Without the pictures, print the lines running from the beginning of the material to the line containing "59.6, 69.8, 79.8];", both ends included.

☆ ☆ ☆ ☆

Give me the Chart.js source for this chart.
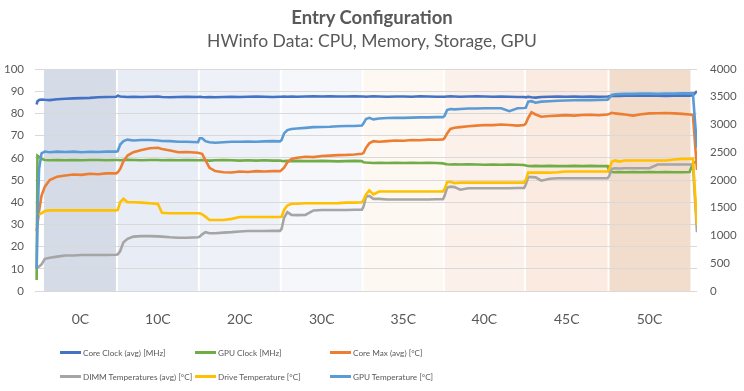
<!DOCTYPE html>
<html>
<head>
<meta charset="utf-8">
<script src="https://cdn.jsdelivr.net/npm/chart.js@4.4.1/dist/chart.umd.min.js"></script>
<style>
  body { margin: 0; background: #fff; }
  #wrap { position: relative; width: 744px; height: 391px; font-family: Lato, sans-serif; color: #595959; }
  #chart { position: absolute; left: 0; top: 0; }
  .title { position: absolute; left: 0; width: 744px; text-align: center; white-space: nowrap; }
  #t1 { top: 6px; font-size: 18.5px; line-height: 22px; font-weight: bold; }
  #t2 { top: 30px; font-size: 17.5px; line-height: 22px; }
  .leg { position: absolute; font-size: 8.2px; line-height: 12px; white-space: nowrap; }
  .leg i { display: inline-block; width: 21px; height: 3px; vertical-align: middle; margin-right: 2px; position: relative; top: -1px; }
</style>
</head>
<body>
<div id="wrap">
  <canvas id="chart" width="744" height="391"></canvas>
  <div class="title" id="t1">Entry Configuration</div>
  <div class="title" id="t2">HWinfo Data: CPU, Memory, Storage, GPU</div>
  <div id="legend"></div>
</div>
<script>
// phases (ambient temperature) and where they start/end on the time axis
const bandLabels = ["0C", "10C", "20C", "30C", "35C", "40C", "45C", "50C"];
const bandEdges = [0.9, 9.8, 19.8, 29.8, 39.8, 49.7, 59.6, 69.8, 79.8];

// sample times (minutes-ish)
const times = [
  0, 0.1, 0.3, 0.6, 1.0, 1.6, 2.5, 3.5, 4.5, 5.5, 6.5, 7.5, 8.5, 9.7,
  9.9, 10.2, 10.6, 11.1, 11.8, 12.8, 13.8, 14.8, 15.3, 16.3, 17.3, 18.3, 19.7,
  19.9, 20.2, 20.6, 21.1, 21.8, 22.8, 23.8, 24.8, 25.8, 26.8, 27.8, 28.8, 29.7,
  29.9, 30.2, 30.6, 31.1, 31.8, 32.8, 33.8, 34.8, 35.8, 36.8, 37.8, 38.8, 39.7,
  39.9, 40.2, 40.6, 41.1, 41.8, 42.8, 43.8, 44.8, 45.8, 46.8, 47.8, 48.8, 49.6,
  49.8, 50.1, 50.5, 51.0, 51.7, 52.7, 53.7, 54.7, 55.7, 56.7, 57.7, 58.7, 59.5,
  59.7, 60.0, 60.4, 60.9, 61.6, 62.6, 63.6, 64.6, 65.6, 66.6, 67.6, 68.6, 69.7,
  69.9, 70.2, 70.6, 71.1, 71.8, 72.8, 73.8, 74.8, 75.8, 76.8, 77.8, 78.8, 79.7,
  80.1, 80.6
];

// MHz (right axis)
const coreClock = [
  3360, 3420, 3440, 3450, 3445, 3440, 3455, 3465, 3470, 3475, 3480, 3490, 3495, 3500,
  3520, 3505, 3500, 3495, 3500, 3495, 3500, 3505, 3495, 3490, 3495, 3500, 3495,
  3500, 3495, 3490, 3495, 3490, 3495, 3500, 3495, 3500, 3505, 3500, 3495, 3500,
  3500, 3505, 3500, 3505, 3500, 3505, 3510, 3505, 3510, 3505, 3505, 3510, 3505,
  3505, 3500, 3505, 3510, 3505, 3500, 3505, 3505, 3500, 3510, 3505, 3500, 3500,
  3500, 3505, 3510, 3505, 3500, 3505, 3510, 3505, 3500, 3505, 3500, 3495, 3495,
  3490, 3500, 3490, 3485, 3495, 3500, 3505, 3500, 3505, 3500, 3505, 3500, 3505,
  3510, 3515, 3520, 3515, 3520, 3525, 3520, 3525, 3520, 3515, 3520, 3525, 3520,
  3525, 3600
];
const gpuClock = [
  200, 2440, 2420, 2380, 2360, 2355, 2360, 2355, 2360, 2355, 2360, 2360, 2355, 2360,
  2360, 2355, 2360, 2365, 2360, 2355, 2360, 2360, 2355, 2360, 2355, 2360, 2355,
  2355, 2360, 2355, 2350, 2355, 2360, 2355, 2350, 2355, 2350, 2355, 2350, 2350,
  2345, 2340, 2345, 2340, 2345, 2340, 2340, 2345, 2340, 2335, 2340, 2345, 2340,
  2320, 2315, 2310, 2305, 2310, 2305, 2310, 2305, 2310, 2305, 2310, 2305, 2300,
  2290, 2285, 2280, 2285, 2280, 2285, 2280, 2275, 2280, 2275, 2280, 2275, 2270,
  2260, 2255, 2250, 2255, 2250, 2255, 2250, 2250, 2255, 2250, 2255, 2250, 2250,
  2150, 2145, 2140, 2145, 2140, 2145, 2140, 2145, 2140, 2145, 2140, 2140, 2145,
  2300, 2340
];

// °C (left axis)
const coreMax = [
  27, 30, 36, 43, 47, 50, 51.5, 52, 52.5, 52.3, 52.8, 52.6, 53, 53,
  53.5, 55, 58.5, 61, 62.5, 63.5, 64.3, 64.5, 64, 63.3, 62.5, 62.6, 62.3,
  62, 61.8, 59, 55.5, 54, 53.5, 53.4, 53.8, 53.6, 54, 53.8, 54, 54,
  54.5, 55.5, 58, 59.5, 60, 60.5, 60.3, 60.8, 61, 61.2, 61.3, 61.5, 61.8,
  62.2, 64.5, 66.5, 67.5, 67.2, 67.5, 67.8, 67.7, 68, 67.9, 68.2, 68.1, 68.3,
  69, 71, 73, 73.5, 73.8, 74.2, 74.5, 74.8, 74.7, 75, 74.8, 74.5, 74.8,
  75.5, 78, 80.5, 79.5, 78.5, 78.8, 79, 79.2, 79, 79.3, 79.4, 79.2, 79.5,
  79.8, 80.3, 80, 79.8, 79.5, 79, 79.6, 80, 80.1, 80.2, 80, 79.8, 79.5,
  79.2, 54.5
];
const dimmTemp = [
  10, 10.5, 11, 12, 14.5, 15, 15.5, 16, 16, 16.2, 16.2, 16.2, 16.2, 16.3,
  16.5, 18, 22, 23.5, 24.5, 24.7, 24.7, 24.6, 24.5, 24.2, 24, 24, 24.2,
  24.5, 25.5, 26.5, 26, 26, 26.3, 26.5, 26.8, 27, 27, 27, 27.1, 27.1,
  28, 33, 35.5, 34.3, 34.2, 34.3, 36.3, 36.5, 36.5, 36.5, 36.5, 36.6, 36.6,
  38, 42.5, 42.8, 41.5, 41.5, 41.2, 41.2, 41.2, 41.2, 41.2, 41.2, 41.3, 41.3,
  43, 46.5, 47, 46.8, 45.6, 46.3, 46.3, 46.3, 46.3, 46.3, 46.3, 46.4, 46.4,
  48, 51.3, 51.3, 51.2, 49.7, 50.6, 50.8, 50.8, 50.8, 50.8, 50.8, 50.8, 50.8,
  52, 55, 55.3, 55.2, 55.3, 55.3, 55.3, 55.3, 57, 57, 57, 57, 57,
  57, 26.5
];
const driveTemp = [
  35, 35, 34.5, 35, 36, 36.3, 36.3, 36.3, 36.3, 36.3, 36.3, 36.3, 36.3, 36.3,
  36.5, 40, 41.5, 40, 40, 39.8, 39.5, 39.2, 35.2, 35, 35, 35, 35,
  35, 34.5, 33.5, 32, 32, 32, 32.5, 33.3, 33.3, 33.3, 33.3, 33.3, 33.3,
  33.5, 36.5, 38.5, 39.3, 39.3, 39.5, 39.5, 39.5, 39.5, 39.6, 39.8, 39.8, 40,
  41, 43.5, 45.3, 43.5, 44.8, 44.8, 44.8, 44.8, 44.8, 44.8, 44.8, 44.8, 44.8,
  46, 49, 49.2, 48.6, 48.8, 48.8, 48.8, 48.8, 48.8, 48.8, 48.8, 48.8, 48.8,
  50, 53.3, 53.3, 53.3, 53.3, 53.3, 53.5, 53.8, 53.8, 53.8, 53.8, 53.8, 53.8,
  55, 58.2, 58.8, 58.3, 58.8, 58.8, 58.8, 58.8, 58.8, 58.8, 59.2, 59.5, 59.5,
  59.5, 29.7
];
const gpuTemp = [
  10, 30, 55, 62, 62.8, 62.5, 62.8, 62.6, 62.8, 62.5, 62.7, 62.6, 62.8, 62.8,
  63, 66, 67.5, 68.2, 67.8, 68, 68, 67.8, 67.6, 67.5, 67.2, 67.2, 67,
  68.8, 68.8, 67.5, 67, 66.8, 67, 67.2, 67.2, 67.3, 67.2, 67.4, 67.5, 67.4,
  68, 71, 72.5, 73, 73.2, 73.5, 73.8, 73.9, 74, 74.2, 74.3, 74.3, 74.5,
  75.5, 77.5, 78, 77.3, 77.7, 77.9, 78, 78, 78.1, 78.2, 78.2, 78.3, 78.3,
  79, 81.5, 82, 81.8, 82, 82.2, 82.2, 82.3, 82.3, 82.3, 81, 82.3, 82.4,
  82.5, 85.3, 85.5, 84.8, 85.3, 85.5, 85.7, 85.8, 85.9, 86, 86, 86.1, 86.2,
  87, 88.3, 88.6, 88.7, 88.8, 88.8, 88.9, 88.9, 88.8, 88.9, 88.9, 89, 89,
  89, 64.5
];

const series = [
  { label: "Core Clock (avg) [MHz]", values: coreClock, color: "#4472C4", axis: "y2" },
  { label: "GPU Clock [MHz]", values: gpuClock, color: "#70AD47", axis: "y2" },
  { label: "Core Max (avg) [°C]", values: coreMax, color: "#ED7D31", axis: "y" },
  { label: "DIMM Temperatures (avg) [°C]", values: dimmTemp, color: "#A5A5A5", axis: "y" },
  { label: "Drive Temperature [°C]", values: driveTemp, color: "#FFC000", axis: "y" },
  { label: "GPU Temperature [°C]", values: gpuTemp, color: "#5B9BD5", axis: "y" },
];

const bandColors = ["#D5DCE7", "#E8ECF5", "#EEF1F8", "#F5F7FB", "#FEF8F3", "#FCF1EA", "#FBEADF", "#F2DCCB"];

// phase background bands, drawn before the grid
const bandPlugin = {
  id: "bands",
  beforeDraw(chart) {
    const { ctx, chartArea, scales } = chart;
    const x = scales.x;
    ctx.save();
    for (let i = 0; i < bandLabels.length; i++) {
      const x0 = x.getPixelForValue(bandEdges[i]);
      const x1 = x.getPixelForValue(bandEdges[i + 1]);
      ctx.fillStyle = bandColors[i];
      ctx.fillRect(x0, chartArea.top, x1 - x0, chartArea.bottom - chartArea.top);
    }
    ctx.fillStyle = "#ffffff";
    for (let i = 1; i < bandEdges.length - 1; i++) {
      const px = x.getPixelForValue(bandEdges[i]);
      ctx.fillRect(px - 1, chartArea.top, 2, chartArea.bottom - chartArea.top);
    }
    ctx.restore();
  },
};

const tickFont = { family: "Lato", size: 11.5 };

new Chart(document.getElementById("chart"), {
  type: "line",
  data: {
    datasets: series.map((s, i) => ({
      label: s.label,
      data: times.map((t, k) => ({ x: t, y: s.values[k] })),
      borderColor: s.color,
      backgroundColor: s.color,
      borderWidth: 2.6,
      pointRadius: 0,
      tension: 0,
      yAxisID: s.axis,
      order: series.length - i,
    })),
  },
  options: {
    responsive: false,
    animation: false,
    layout: { padding: { top: 69, left: 0, right: 0, bottom: 0 } },
    plugins: {
      legend: { display: false },
      tooltip: { enabled: false },
    },
    scales: {
      x: {
        type: "linear",
        min: -0.2,
        max: 80.6,
        grid: { display: false },
        border: { display: false },
        afterBuildTicks(scale) {
          scale.ticks = bandLabels.map((_, i) => ({ value: (bandEdges[i] + bandEdges[i + 1]) / 2 }));
        },
        afterFit(scale) { scale.height = 100; },
        ticks: {
          autoSkip: false,
          maxRotation: 0,
          padding: 12,
          color: "#595959",
          font: { family: "Lato", size: 14 },
          callback(value, index) { return bandLabels[index]; },
        },
      },
      y: {
        position: "left",
        min: 0,
        max: 100,
        afterFit(scale) { scale.width = 35; },
        grid: { color: "#D9D9D9", drawTicks: false },
        border: { display: false },
        ticks: { stepSize: 10, padding: 11, color: "#595959", font: tickFont },
      },
      y2: {
        position: "right",
        min: 0,
        max: 4000,
        afterFit(scale) { scale.width = 47; },
        grid: { drawOnChartArea: false, drawTicks: false },
        border: { display: false },
        ticks: {
          stepSize: 500,
          padding: 13,
          color: "#595959",
          font: tickFont,
          callback: (value) => String(value),
        },
      },
    },
  },
  plugins: [bandPlugin],
});

// legend laid out in three columns like the original
const legendCols = [60, 195, 330];
const legendRows = [353, 377];
const legendBox = document.getElementById("legend");
series.forEach((s, i) => {
  const item = document.createElement("div");
  item.className = "leg";
  item.style.left = legendCols[i % 3] + "px";
  item.style.top = (legendRows[Math.floor(i / 3)] - 6) + "px";
  item.innerHTML = '<i style="background:' + s.color + '"></i>' + s.label;
  legendBox.appendChild(item);
});
</script>
</body>
</html>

☆ ☆ ☆ ☆

Solution to this problem ::
Give me the Chart.js source for this chart.
<!DOCTYPE html>
<html>
<head>
<meta charset="utf-8">
<script src="https://cdn.jsdelivr.net/npm/chart.js@4.4.1/dist/chart.umd.min.js"></script>
<style>
  body { margin: 0; background: #fff; }
  #wrap { position: relative; width: 744px; height: 391px; font-family: Lato, sans-serif; color: #595959; }
  #chart { position: absolute; left: 0; top: 0; }
  .title { position: absolute; left: 0; width: 744px; text-align: center; white-space: nowrap; }
  #t1 { top: 6px; font-size: 18.5px; line-height: 22px; font-weight: bold; }
  #t2 { top: 30px; font-size: 17.5px; line-height: 22px; }
  .leg { position: absolute; font-size: 8.2px; line-height: 12px; white-space: nowrap; }
  .leg i { display: inline-block; width: 21px; height: 3px; vertical-align: middle; margin-right: 2px; position: relative; top: -1px; }
</style>
</head>
<body>
<div id="wrap">
  <canvas id="chart" width="744" height="391"></canvas>
  <div class="title" id="t1">Entry Configuration</div>
  <div class="title" id="t2">HWinfo Data: CPU, Memory, Storage, GPU</div>
  <div id="legend"></div>
</div>
<script>
// phases (ambient temperature) and where they start/end on the time axis
const bandLabels = ["0C", "10C", "20C", "30C", "35C", "40C", "45C", "50C"];
const bandEdges = [0.9, 9.8, 19.8, 29.8, 39.8, 49.7, 59.6, 69.8, 79.8];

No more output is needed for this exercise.